Structures using conventional construction materials (e.g., concrete, steel, timber, masonry, among others) suffer from durability/aging problems, including deterioration problems at material and structural levels caused by harsh environmental conditions, climate change, and other various factors (e.g., over-loading, fatigue loading, impact loading). With global urbanization and industrialization, the increasing emissions of CO2, a major contributor to global warming, have become a common concern worldwide. As a result, the adoption of green materials and structures is imperative for achieving sustainable development goals including carbon neutrality and emission reduction, as outlined in The Paris Agreement (2016). Fiber-reinforced polymer (FRP) composites, characterized by high strength, low density, excellent corrosion resistance, and low carbon emission, have gained increasing attention from the research & industry communities.
Against the above background, we introduce this Research Topic, entitled “FRP Composites for Civil Engineering: Strengthening and New Constructions”. It aims to serve as a platform for communications among/between research and industry communities, focusing on research & applications of FRP in civil engineering/infrastructures. This Research Topic seeks to compile and disseminate the latest progress in the scientific research and novel applications of FRP materials in the following areas, including but not limited to buildings, bridges, railways, underground infrastructures, and marine structures. Key issues to be addressed include interfacial bond failure, long-term working performance, behavior under harsh environments, and novel AI-based performance evaluation methods etc. This Research Topic also invites contributions concerning the application of high-performance FRP, intelligent FRP, 3D printed FRP, and eco-friendly FRP materials.

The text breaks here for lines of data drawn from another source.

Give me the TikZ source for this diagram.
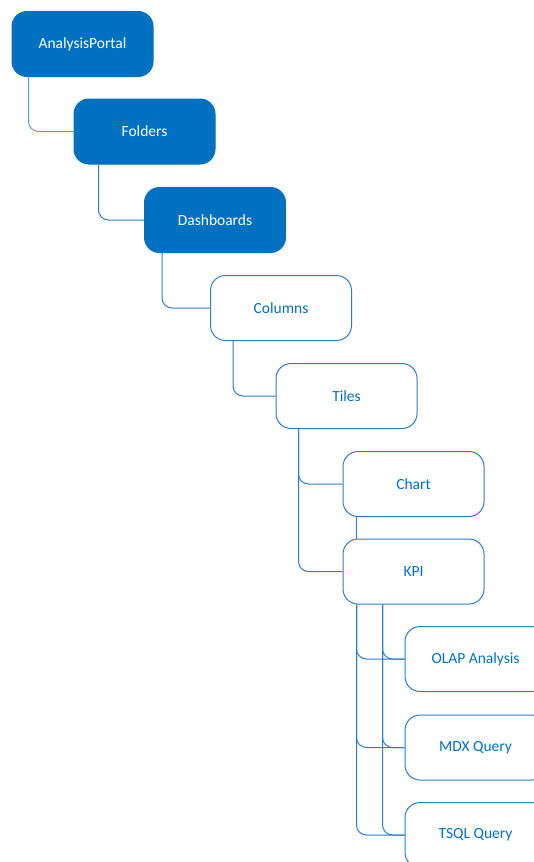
\documentclass[tikz,border=0pt]{standalone}
\usepackage{fontspec}
\setmainfont{Carlito}
\usetikzlibrary{positioning}
\definecolor{darkblue}{RGB}{0,112,192}
\definecolor{lineblue}{RGB}{46,125,200}
\definecolor{lightblue}{RGB}{91,155,213}

\tikzset{
  level/.style={rectangle, rounded corners=15pt, minimum width=141pt, minimum height=65pt,
    font=\fontsize{15.5}{18}\selectfont, line width=1pt},
  filled/.style={level, fill=darkblue, draw=darkblue, text=white},
  plain/.style={level, fill=white, draw=lineblue, text=darkblue},
  link/.style={draw=lineblue, line width=1pt, rounded corners=10pt}
}

\begin{document}
\begin{tikzpicture}[x=1pt,y=-1pt]
\clip (0,0) rectangle (534,862);
\fill[white] (0,0) rectangle (534,862);

% top levels
\node[filled] (portal) at (82.5,44) {AnalysisPortal};
\node[filled] (folders) at (144.5,131.5) {Folders};
\node[filled] (dash) at (215,220) {Dashboards};
\node[plain] (columns) at (281,308) {Columns};
\node[plain] (tiles) at (346.5,396) {Tiles};
\node[plain] (chart) at (413.5,484) {Chart};
\node[plain] (kpi) at (413.5,571.5) {KPI};

% queries
\node[plain] (olap) at (475.5,659) {OLAP Analysis};
\node[plain] (mdx) at (475.5,747.5) {MDX Query};
\node[plain] (tsql) at (475.5,835) {TSQL Query};

% connectors
\draw[link, draw=lightblue] ([xshift=17pt]portal.south west) |- (folders.west);
\draw[link] ([xshift=25pt]folders.south west) |- (dash.west);
\draw[link] ([xshift=18pt]dash.south west) |- (columns.west);
\draw[link] ([xshift=23pt]columns.south west) |- (tiles.west);
\draw[link] ([xshift=23pt]tiles.south west) |- (chart.west);
\draw[link] ([xshift=23pt]tiles.south west) |- (kpi.west);
\draw[link] ([xshift=14pt]chart.south west) -- ([xshift=14pt]kpi.north west);
\foreach \q in {olap,mdx,tsql} {
  \draw[link] ([xshift=14pt]kpi.south west) |- (\q.west);
  \draw[link] ([xshift=40pt]kpi.south west) |- (\q.west);
}
\end{tikzpicture}
\end{document}
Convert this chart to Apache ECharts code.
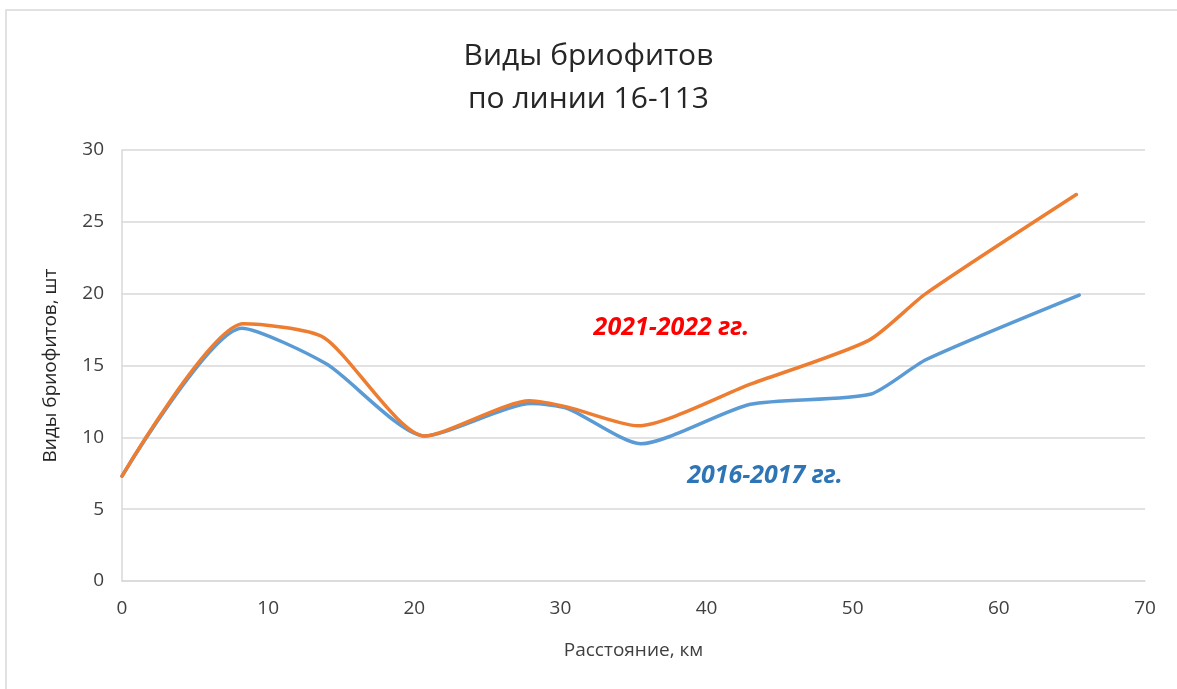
<!DOCTYPE html>
<html>
<head>
<meta charset="utf-8">
<script src="https://cdn.jsdelivr.net/npm/echarts@6/dist/echarts.min.js"></script>
<style>
  html, body { margin: 0; padding: 0; background: #fff; }
  #chart { width: 1177px; height: 689px; }
</style>
</head>
<body>
<div id="chart"></div>
<script>
// distance along the line, km, and species counts per period
const dist2016 = [0, 8.2, 14, 20.7, 28, 30.5, 35.5, 43, 51.2, 55, 65.5]
const vals2016 = [7.3, 17.6, 15.1, 10.1, 12.35, 12.0, 9.55, 12.3, 13.0, 15.4, 19.9]
const dist2021 = [0, 8.3, 13.8, 20.7, 27.9, 30.5, 35.3, 43, 51.1, 55, 65.3]
const vals2021 = [7.3, 17.9, 16.95, 10.1, 12.55, 12.1, 10.8, 13.7, 16.75, 20.0, 26.9]
const xTicks = [0, 10, 20, 30, 40, 50, 60, 70]
const yTicks = [0, 5, 10, 15, 20, 25, 30]
// period captions, placed in data coordinates
const captions = [
    { text: '2021-2022 гг.', at: [37.6, 17.6], color: '#ff0000' },
    { text: '2016-2017 гг.', at: [44.0, 7.3], color: '#2e75b6' }
]

const pairs = (xs, ys) => xs.map((x, i) => [x, ys[i]])

const chart = echarts.init(document.getElementById('chart'))
const fontFamily = '"Open Sans", "Noto Sans", sans-serif'

chart.setOption({
    animation: false,
    backgroundColor: '#fff',
    title: {
        text: 'Виды бриофитов\nпо линии 16-113',
        left: 'center',
        top: 30,
        textStyle: { fontFamily, fontSize: 30, fontWeight: 'normal', color: '#262626', lineHeight: 43 }
    },
    graphic: [{
        type: 'rect',
        shape: { x: 6, y: 10, width: 1200, height: 720 },
        style: { fill: 'none', stroke: '#d9d9d9', lineWidth: 1.5 },
        silent: true
    }],
    grid: { left: 122, top: 150, right: 32, bottom: 108 },
    xAxis: {
        type: 'value',
        min: xTicks[0],
        max: xTicks[xTicks.length - 1],
        interval: 10,
        name: 'Расстояние, км',
        nameLocation: 'middle',
        nameGap: 60,
        nameTextStyle: { fontFamily, fontSize: 19, color: '#404040' },
        axisLine: { show: true, lineStyle: { color: '#d9d9d9', width: 1.5 } },
        axisTick: { show: false },
        axisLabel: { fontFamily, fontSize: 19, color: '#404040', margin: 18 },
        splitLine: { show: false }
    },
    yAxis: {
        type: 'value',
        min: yTicks[0],
        max: yTicks[yTicks.length - 1],
        interval: 5,
        name: 'Виды бриофитов, шт',
        nameLocation: 'middle',
        nameGap: 62,
        nameTextStyle: { fontFamily, fontSize: 19, color: '#262626' },
        axisLine: { show: true, lineStyle: { color: '#d9d9d9', width: 1.5 } },
        axisTick: { show: false },
        axisLabel: { fontFamily, fontSize: 19, color: '#404040', margin: 18 },
        splitLine: { show: true, lineStyle: { color: '#d9d9d9', width: 1.5 } }
    },
    series: [
        {
            name: '2016-2017 гг.',
            type: 'line',
            smooth: 0.22,
            showSymbol: false,
            data: pairs(dist2016, vals2016),
            lineStyle: { color: '#5b9bd5', width: 3.5, cap: 'round' }
        },
        {
            name: '2021-2022 гг.',
            type: 'line',
            smooth: 0.22,
            showSymbol: false,
            data: pairs(dist2021, vals2021),
            lineStyle: { color: '#ed7d31', width: 3.5, cap: 'round' }
        },
        {
            name: 'captions',
            type: 'scatter',
            symbolSize: 2,
            itemStyle: { color: 'rgba(0,0,0,0)', opacity: 1 },
            silent: true,
            data: captions.map(c => ({
                value: c.at,
                label: {
                    show: true,
                    position: 'inside',
                    formatter: c.text,
                    textBorderWidth: 0,
                    fontFamily, fontSize: 25, fontWeight: 'bold', fontStyle: 'italic', color: c.color
                }
            }))
        }
    ]
})
</script>
</body>
</html>
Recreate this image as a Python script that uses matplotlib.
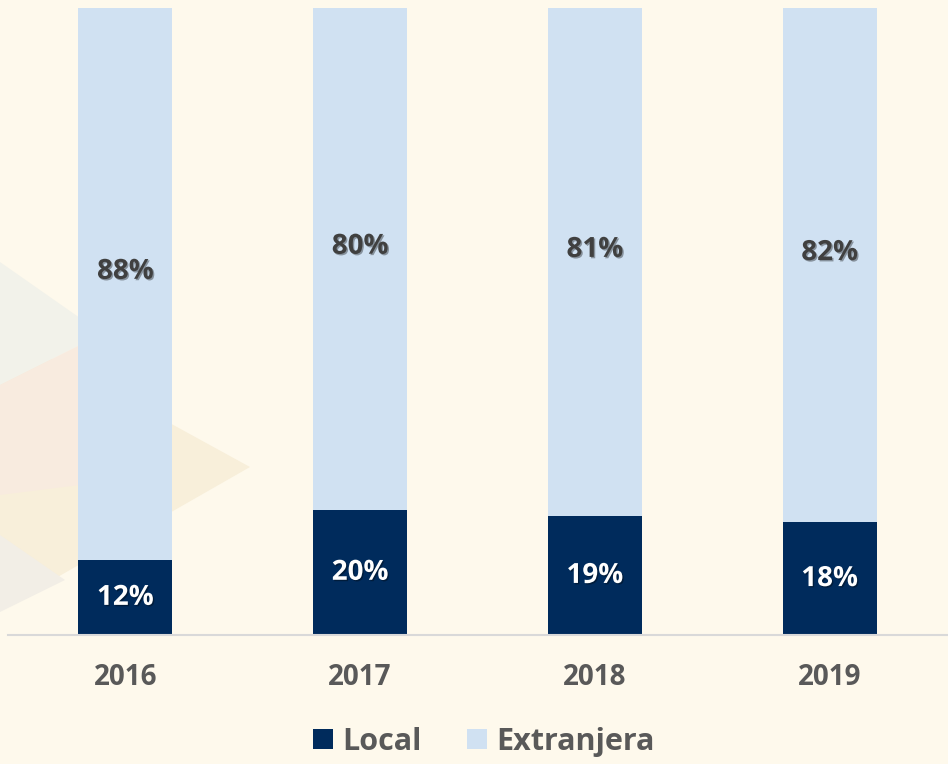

For the above aims, we welcome contributions, including Review articles, Original Research articles, as well as case studies on related themes, including:
1. FRP-concrete composite structures;
2. FRP-steel composite structures;
3. FRP-concrete-steel composite structures;
4. FRP-wood composite structures;
5. Pultruded FRP profiles/tubes/cables/bars/grids;
6. Strengthening and rehabilitation of existing structures using FRP;
7. Interfacial bond behavior between FRP and concrete/steel/wood;
8. Durability of structures strengthened with FRP or new structures incorporating FRP (including all FRP structures);
9. Behavior of FRP structures in harsh environments and/or extreme loading conditions (e.g., hygrothermal conditions, freeze-thaw cycles, impact loading, explosive loading);
10. Health monitoring of structures strengthened with FRP or new structures incorporating FRP (including all FRP structures);
11. Life-cycle performance assessment of structures strengthened with FRP or new structures incorporating FRP (including all FRP structures);
12. Artificial intelligence (AI)-based performance evaluation of structures strengthened with FRP or new structures incorporating FRP (including all FRP structures).